When I went to Barcelona in March, I had to deal with the dearth of direct trains from there to my hometown of Ciudad Real. In the end, I decided to take a train to Madrid, stay there for a few hours, and then take one of the many, many Avant trains back home. It was a smart financial decision, and I knew I could easily camp out at a Starbucks near Atocha for the time it took to wait for a train, even if I couldn’t arrange a meeting with anybody!
Camp out I did, but I also got to see someone I hadn’t since I’d studied for a whole three months at university in Madrid in 2007 — a fandom friend who took me to see lovely book stalls (I could have bought things, but I’m always happier shooting them!) and have a nice tea at a little hidden bakery nearby. This is a photo diary of those eight hours — 1 PM to 9 PM — I spent in Madrid between trains.

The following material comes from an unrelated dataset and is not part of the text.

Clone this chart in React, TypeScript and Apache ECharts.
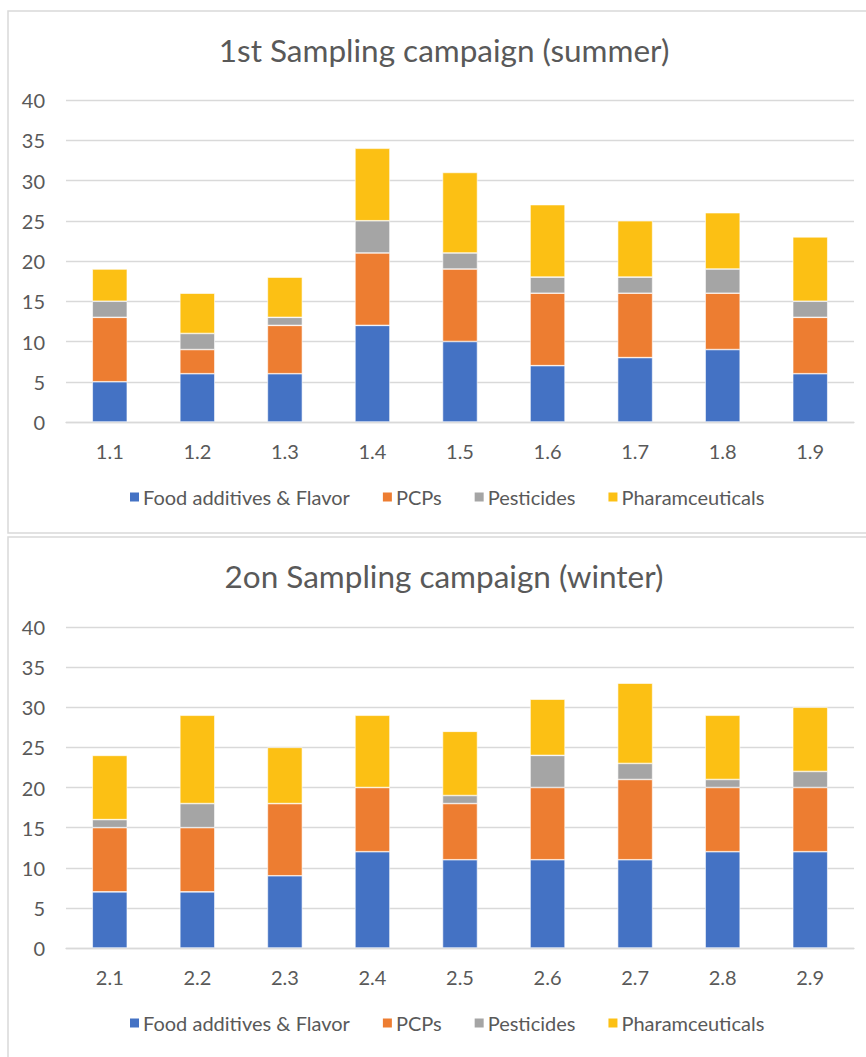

So the first thing I did was get off the train from Barcelona expecting the usual part of the station, which did not, in fact, materialize before me. I was a bit lost there. But eventually I found some fast food to gobble down and a Starbucks to sit down at — right by the Reina Sofía Museum, with gorgeous windowseats and constant foot traffic from students on field trips to see Dalí’s work and the Guernica.
I like teenagers. From a distance. They give me nostalgia — not for my own life, but for the TV shows I’ve romanticized in my head. I told y’all I’m made of stories. One day I’ll tell you just which ones.
As my phone no longer works as a phone — I was signed with Three, which has a limit on how long you can pretend to be on vacation abroad before it just… stops working, which is weird; why not just charge more? — I sat down at said Starbucks hoping for my stomach to settle (I wanted an iced vanilla latte! I can’t get them at home!) and getting in touch with my friend. I scribbled and doodled a little bit on my sketchbook, and enjoyed having nothing to do and nowhere to be until Paula showed up.
She knew I was very much exhausted, socially speaking, from my days in Barcelona, and she came up with the low-keyest of low-key plans: book stalls and bakeries, all within walking distance. It was pretty wonderful and A+. Thank you, Paula.
Night came down as we chatted over tea and orange juice and pastries at a new Motteau bakery in the neighborhood. She had a lemon tart topped with meringue; I had a cheesecake topped with strawberry jam. I could have done without the jam, but all around it was lovely, and such a private, tucked-away, intimate little shop.
Afterwards, I went back to Starbucks, still with hopes of my stomach going for that vanilla latte that never materialized, and then it was time to make my way across the road to the station and my home town with all its lights on.